Rant: She must think I’m made of money.

Times they are hard. Not to the point of poverty, but I’m not exactly rolling in it.

Last month she asked me if I would like to go see George Michael. Not really, no. But I relented and agreed because I thought it might be good for us to do something together. Tickets in the region of £80 each. Who ends up paying for them? Me.

If you wanted to ask, “will you buy tickets so we can see George Michael?” then just say that don’t drop a bombshell of “oh I haven’t got any money you will have to pay for them”. It’s not like I had any choice either when Terry had put them on his credit card.

I sold my bike this month in order to pay off a debt. I used £80 of it to pay for the roof to be fixed.

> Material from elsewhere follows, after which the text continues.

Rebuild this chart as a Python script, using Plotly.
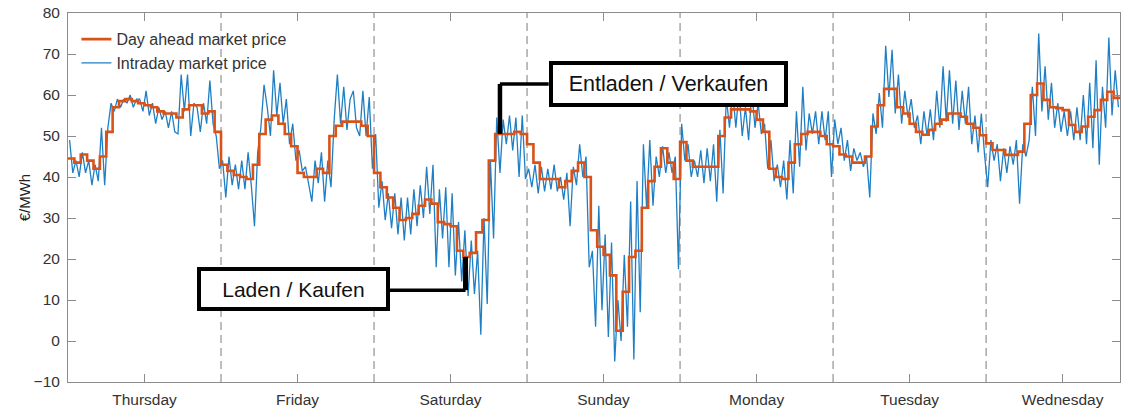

She wants me to pay the car tax (on her car) this month too. That’s another £80.

Yesterday she dropped the boy’s school photo order form on the mantle piece and said, “put your card details on when you’re ready”. That’s another £30. Running total, £190. From £341 for the bike. Once eBay have taken their 10% it leaves me with very little left. So much for paying off debt. This is what the selling of the bike was all about.

Annoyed doesn’t cover it.

But am I annoyed at paying out this money or am I annoyed that I am too much of a coward to say no?

  1. Wait, does she not get any money? I mean if she’s a full time parent to your boy, it’s understandable that she expects full time financial support from you.. However if she has a job, and you have a job, then I can see why you’re annoyed.

    1. Mikey, she earns just as much as me. It is supposed to be a partnership. I pay the roof, she pays the car. Last night guilt trip about how she can’t go to Harrogate on a Hen Party and pay the car tax too.

  2. Its not about money. You’re not in love with her. If you were, the money wouldn’t be a problem, you would shower her with your last penny. You’re resenting her & blaming her when really, if its your child, and her car is for the use of your child, it wouldn’t be an issue, you would pay up without thinking. Time to either move on, or for the sake of your child, get some relationship counselling. Does she know you resent her asking for money? It doesn’t sound like she does. You really need a full, frank discussion with each other before the resentment turns to pure hatred. Which is not good.

    1. Joy, you’re probably dead right but the problem is my last penny was already spent and this was more than I could stretch to this month. But she doesn’t see it that way and just expects. In many ways it’s less the asking and more the style of the ask which stings. Dismissive. Expectant.